Ebû Hureyre radıyallahu anh'den rivayet edildiğine göre Nebî sallallahu aleyhi ve sellem şöyle buyurdu:
"Âdemoğluna zinadan nasibi takdir olunmuştur. O buna mutlaka erişir. Gözlerin zinası bakmak, kulakların zinası dinlemek, dilin zinası konuşmak, elin zinası tutmak, ayakların zinası yürümektir. Kalbe gelince o, arzu eder, ister. Üreme organı ise, bunu ya gerçekleştirir ya da boşa çıkarır." (Buhârî, Ebû Dâvûd)
Kur’anı Kerim’de zinayla ilgili ayeti kerimede kullanılan ‘yaklaşmayınız’ ifadesi bu hadisi şerifle tefsir edilmiş oluyor; “Zinaya yaklaşmayın! Çünkü o hayâsızlıktır, çok kötü bir yoldur.” (İsra,32)
Haramlar, günahlar kişinin Cenabı Allah ile arasına çekilen setlerdir.
Gece namazına kalkılamamasıyla alakalı Hasan-ı Basri’nin “Tek sebebi, işlediği bir günahtır. O hâlde her akşam nefsinizi sorgulayıp kendinizi denetleyiniz.
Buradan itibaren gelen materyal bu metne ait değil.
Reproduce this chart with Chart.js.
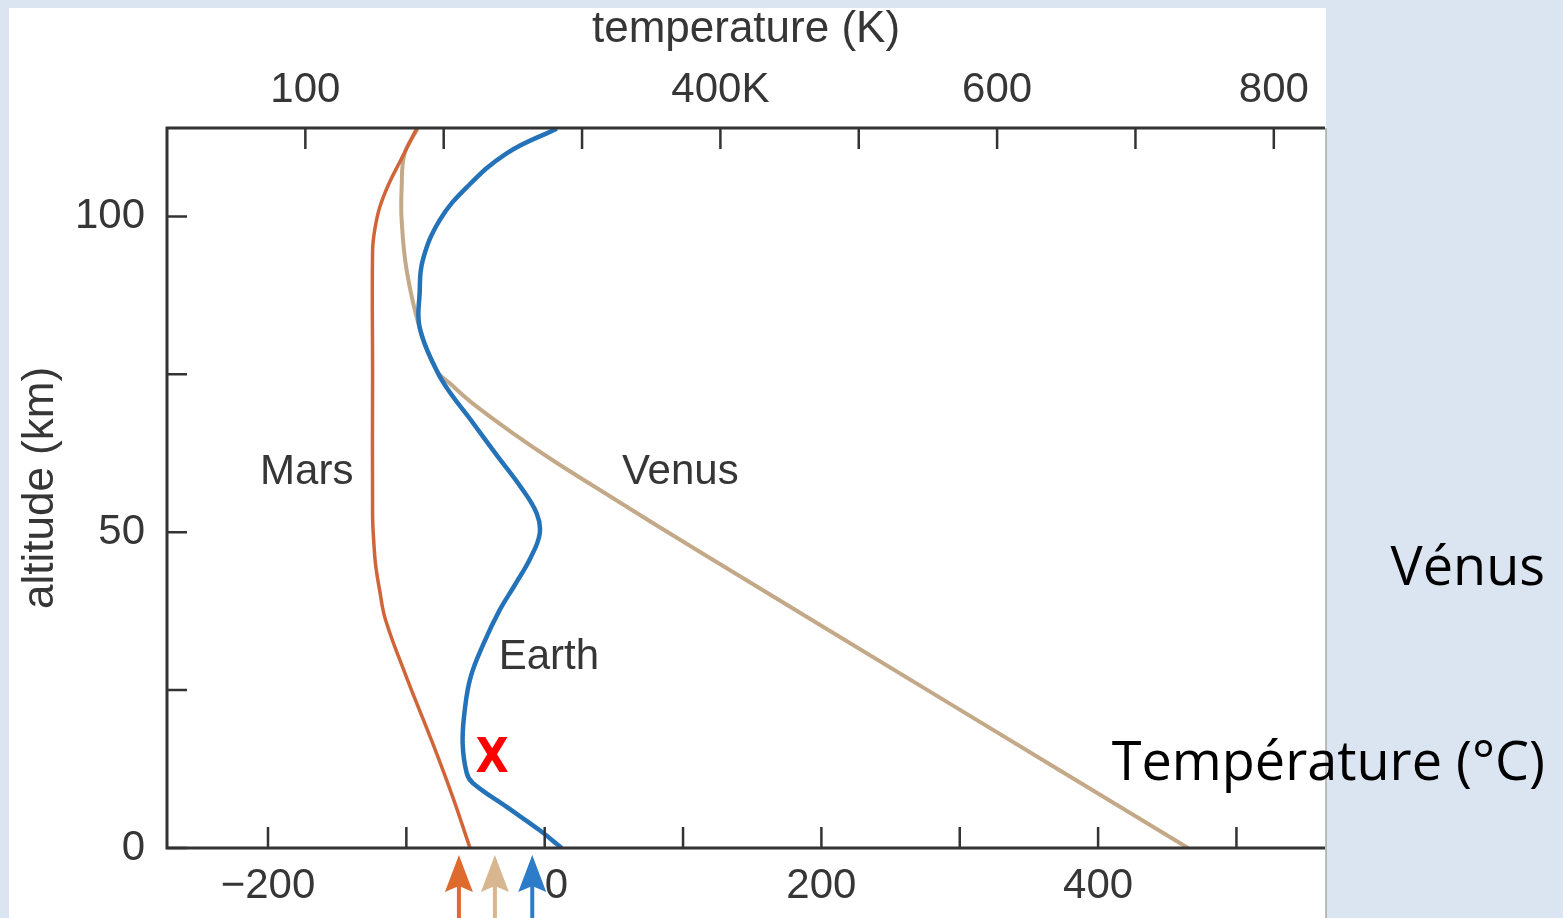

Gece ibadetine kalkmak için Rabbinize tevbe ediniz. Gece ibadetine kalkmak, ancak günahları altında ezilen kişiye ağır gelir.” sözleri son derece mânidardır.
Kalp bembeyaz bir sayfa gibidir. Her işlenen haram oraya siyah bir leke kondurur.
O yüzden ibadetlerden lezzet alamadığımız zamanlarda kendimizi hesaba çekerek, hatamızı tespit etmemiz gerekiyor. Bu hatanın farkına varmadığımız takdirde samimi bir tevbeye ulaşmamız da mümkün olmayacaktır.
“İğneyi kendine, çuvaldızı başkasına batır.” demiş atalarımız, öyleyse hatalarımızı tespit etmek, nefsimizi adaletle yargılamak kurtuluşa giden yolu bize açacaktır.
Cenabı Allah, günahına samimi bir şekilde tevbe edebilen kullarından eylesin bizleri.